02 September 2005

Pre-Owned

You've just bought the latest novel by Barbara Cartland.1 After throwing it against the wall—gently, to avoid reducing its resale value—you decide to try to get a little cash out of it. You therefore stroll on down to a shabby used book store pre-owned literary product showroom, intending to sell it for a few bucks and get a latté with the proceeds, rightly figuring that you'll get more satisfaction and less indigestion from the beverage. As you finally get to the acquisitions counter, though, and slap the $27.95 monstrosity2 on the counter, the elderly gentleman standing there shakes his head.

"I can't buy that one."

"It's been out three days and you're already overstocked?" you reply.

"No. It has a no-resale license agreement, and you agreed to it by buying the book."

"What about the first-sale doctrine? Doesn't that allow me to sell it again?"

The elderly gentleman, who looks suspiciously like Professor Kingsfield, just smiles. "On the back of the book, it clearly states that the book is subject to a license agreement." He points to some difficult-to-read cursive 8-point type at the bottom of the dust jacket. "You were therefore on notice that the book was subject to an end-user licence agreement.
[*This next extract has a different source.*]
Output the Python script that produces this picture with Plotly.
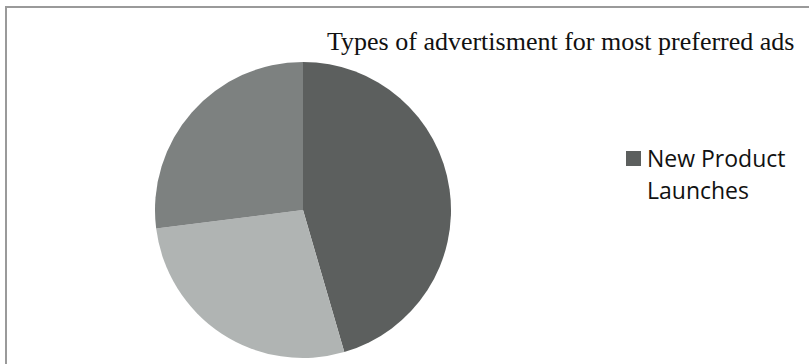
import plotly.graph_objects as go

# Survey shares by advertisement type (percent)
categories = ["New Product Launches", "Offers and Discounts", "Brand Promotions"]
shares = [45.5, 27.5, 27.0]
slice_colors = ["#5c5f5e", "#b0b4b3", "#7d8180"]

title_text = "Types of advertisment for most preferred ads"
legend_lines = ["New Product", "Launches"]

W, H = 809, 364


def px(x):
    return x / W


def py(y):
    return 1 - y / H


fig = go.Figure()

fig.add_trace(go.Pie(
    labels=categories,
    values=shares,
    sort=False,
    direction="clockwise",
    rotation=0,
    textinfo="none",
    marker=dict(colors=slice_colors, line=dict(width=0)),
    domain=dict(x=[px(155), px(451)], y=[py(358), py(62)]),
    showlegend=False,
))

shapes = [
    # outer frame (left and top edges)
    dict(type="line", xref="paper", yref="paper",
         x0=px(6), y0=py(7), x1=px(6), y1=py(370),
         line=dict(color="#9a9a9a", width=2)),
    dict(type="line", xref="paper", yref="paper",
         x0=px(5), y0=py(7), x1=px(815), y1=py(7),
         line=dict(color="#9a9a9a", width=2)),
    # legend swatch
    dict(type="rect", xref="paper", yref="paper",
         x0=px(626), y0=py(166), x1=px(641), y1=py(151),
         fillcolor=slice_colors[0], line=dict(width=0)),
]

annotations = [
    dict(text=title_text, xref="paper", yref="paper",
         x=px(560), y=py(41), xanchor="center", yanchor="middle",
         showarrow=False,
         font=dict(family="Liberation Serif", size=26, color="#111111")),
    dict(text=legend_lines[0], xref="paper", yref="paper",
         x=px(645), y=py(158), xanchor="left", yanchor="middle",
         showarrow=False,
         font=dict(family="Open Sans", size=23, color="#111111")),
    dict(text=legend_lines[1], xref="paper", yref="paper",
         x=px(645), y=py(190), xanchor="left", yanchor="middle",
         showarrow=False,
         font=dict(family="Open Sans", size=23, color="#111111")),
]

fig.update_layout(
    width=W, height=H,
    margin=dict(l=0, r=0, t=0, b=0, pad=0),
    paper_bgcolor="white",
    plot_bgcolor="white",
    shapes=shapes,
    annotations=annotations,
    showlegend=False,
)

fig.write_html("out.html")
If you'll turn to the verso of the title page, you'll find the EULA"—you frantically flip the book back over and look at the page, which in most works of fiction contains only a copyright notice and a copy of the Library of Congress cataloging data, and see that there is quite a bit more 6-point type than usual—"which clearly prohibits resale of the book within the first year after publication. You therefore agreed to the EULA, and you're stuck with it—especially since the deluxe $39.95 edition does not have this term in its EULA, so you had a choice." As he finishes the sentence, his voice raises up into an uncanny imitation of John Houseman in his later years, when he was hawking financial services.

You think this is impossible? I wish I did, but I don't. Professor Madison has an interesting sketch of two just-issued appellate opinions that make this far less of a hypothetical than I would prefer.3 The Eighth and Ninth Circuits held earlier this week that certain aspects of "shrink-wrap" and "click-wrap" licenses that void rights conferred by statute are enforceable. Given the enthusiasm in the publishing industry for closing down the used-book market on new books, I'm afraid it's only a matter of time before something like this happens.


  1. Of course I know she's long dead. Unfortunately for the sake of literature, she left a hundred-odd unpublished manuscripts behind at her death, and they're making their way into the marketplace—rather like killer bees heading north from Central America. Besides, since she's now dead, I can make all the snide remarks I want to concerning her inability to plot, develop character, or write.
  2. Yes, I know you're a smart shopper, and probably didn't pay list. As you'll see shortly, that doesn't matter.
  3. I might as well admit it now: I had a central role in making this possible, as I did the briefing in Hill v. Gateway 2000, Inc., 105 F.3d 1147 (7th Cir. 1997). I won the case below, and lost on appeal—no thanks to certain other factors (not in our control) that made the brief and oral argument less persuasive than they could or should have been. I suppose that I should really blame this on Judge Easterbrook; his decision in Hill relies extensively upon his earlier (and equally flawed) decision in ProCD v. Zeidenberg, 86 F.3d 1447 (7th Cir. 1996), which was not handled by my firm. Even some of Judge Easterbrook's colleagues on the Seventh Circuit disagree. But the sense of guilt remains.